Morris Reid did not expect any problems when he went to his local polling station outside Raleigh, N.C., to vote in the 2014 midterm. Yet the long-time voter, a 57-year-old Democrat, found he could not cast his ballot. A poll worker told the African American jail superintendent he was registered in another county. Reid was certain there had been a mistake – he’d instructed the Department of Motor Vehicles to update his voter registration when he moved three months before – but he drove five miles to another polling center, only to find he was not registered there either. After a third trip, he cast a provisional ballot, which ultimately did not count thanks to a new North Carolina law that eliminates out-of-precinct voting. “I couldn’t exercise my right to vote,” he said. “And that’s the way it was.”
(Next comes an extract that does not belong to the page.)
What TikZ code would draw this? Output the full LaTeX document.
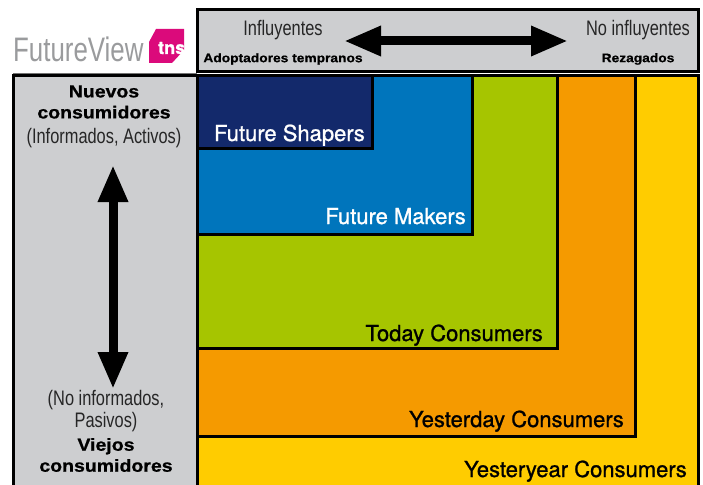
\documentclass[tikz,border=0pt]{standalone}
\usepackage{fontspec}
\usepackage{xcolor}
\setmainfont[FakeBold=1.0]{TeX Gyre Heros}
\newfontfamily\lightfont[FakeStretch=0.78]{Liberation Sans}
\newfontfamily\logofont[FakeStretch=0.76]{Liberation Sans}
\newfontfamily\widefont[FakeStretch=1.12,BoldFeatures={FakeBold=0.8}]{Liberation Sans}
\usetikzlibrary{arrows.meta}
\definecolor{panelgray}{HTML}{CDCED0}
\definecolor{navybox}{HTML}{13296B}
\definecolor{bluebox}{HTML}{0075BC}
\definecolor{greenbox}{HTML}{A6C500}
\definecolor{orangebox}{HTML}{F59A00}
\definecolor{yellowbox}{HTML}{FFCC00}
\definecolor{tnspink}{HTML}{DB0A7B}
\definecolor{logogray}{HTML}{9A9B9D}
\begin{document}
\begin{tikzpicture}[x=1pt,y=-1pt,
    box/.style={draw=black,line width=3pt},
    thin text/.style={font=\lightfont\fontsize{21}{22}\selectfont,text=black!85,align=center,inner sep=0pt},
    side title/.style={font=\widefont\bfseries\fontsize{17.4}{21}\selectfont,align=center,inner sep=0pt},
    top title/.style={font=\widefont\bfseries\fontsize{12.3}{14}\selectfont,inner sep=0pt},
    consumer/.style={font=\fontsize{22}{24}\selectfont,anchor=base east,inner sep=0pt},
    big arrow/.style={line width=9pt,{Triangle[length=37pt,width=28pt]}-{Triangle[length=37pt,width=28pt]}}
  ]
  \useasboundingbox (0,0) rectangle (703,484);

  % logo
  \node[anchor=base west,inner sep=0pt,text=logogray,font=\logofont\fontsize{34}{36}\selectfont] (logo) at (13,62) {FutureView};
  \fill[tnspink] (156,29) -- (184,29) -- (184,50) -- (172,63) -- (149,63) -- (149,42) -- cycle;
  \begin{scope}
    \clip (149,29) rectangle (184,63);
    \node[anchor=base west,inner sep=0pt,text=white,font=\bfseries\fontsize{18}{19}\selectfont] (tns) at (158,54) {tns};
  \end{scope}

  % panels
  \draw[box,fill=panelgray] (197,10) rectangle (698,72);
  \draw[line width=1.5pt,black!55] (13,73.5) -- (197,73.5);
  \draw[box,fill=panelgray] (13,76) rectangle (197,495);

  % nested boxes
  \draw[box,fill=yellowbox] (197,76) rectangle (698,495);
  \draw[box,fill=orangebox] (197,76) rectangle (635,436);
  \draw[box,fill=greenbox] (197,76) rectangle (557,348);
  \draw[box,fill=bluebox] (197,76) rectangle (472,234);
  \draw[box,fill=navybox] (197,76) rectangle (372,148);

  % box labels
  \node[consumer,text=white] (shapers) at (365,141) {Future Shapers};
  \node[consumer,text=white] (makers) at (466,224) {Future Makers};
  \node[consumer] (today) at (543,341) {Today Consumers};
  \node[consumer] (yesterday) at (624,427) {Yesterday Consumers};
  \node[consumer] (yesteryear) at (687,477) {Yesteryear Consumers};

  % top panel
  \node[thin text] (influ) at (283,30) {Influyentes};
  \node[thin text] (noinflu) at (638,30) {No influyentes};
  \node[top title] (early) at (283,59) {Adoptadores tempranos};
  \node[top title] (late) at (638,59) {Rezagados};
  \coordinate (hleft) at (344,41);
  \coordinate (hright) at (568,41);
  \draw[big arrow] (hleft) -- (hright);

  % left panel
  \node[side title] (newc) at (104,102) {Nuevos\\consumidores};
  \node[thin text] (informed) at (104,138) {(Informados, Activos)};
  \coordinate (vtop) at (113,165);
  \coordinate (vbottom) at (113,389);
  \draw[big arrow] (vtop) -- (vbottom);
  \node[thin text] (uninformed) at (106,411) {(No informados,\\Pasivos)};
  \node[side title] (oldc) at (106,455) {Viejos\\consumidores};
\end{tikzpicture}
\end{document}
As the nation approaches its first presidential election in 50 years without a core protection of the Voting Rights Act— the requirement that states with a history of discrimination get federal approval before changing electoral practices — large swaths of the electorate face new voting hurdles.
Over the last four years, 17 states, mostly in the Deep South and Midwest, have passed stringent voting laws. Many demand voters show official photo ID. Others restrict early voting, eliminate same-day registration, remove out-of-precinct voting, limit mail-in ballots, require proof of citizenship, curb voter registration drives and tighten absentee ballot rules.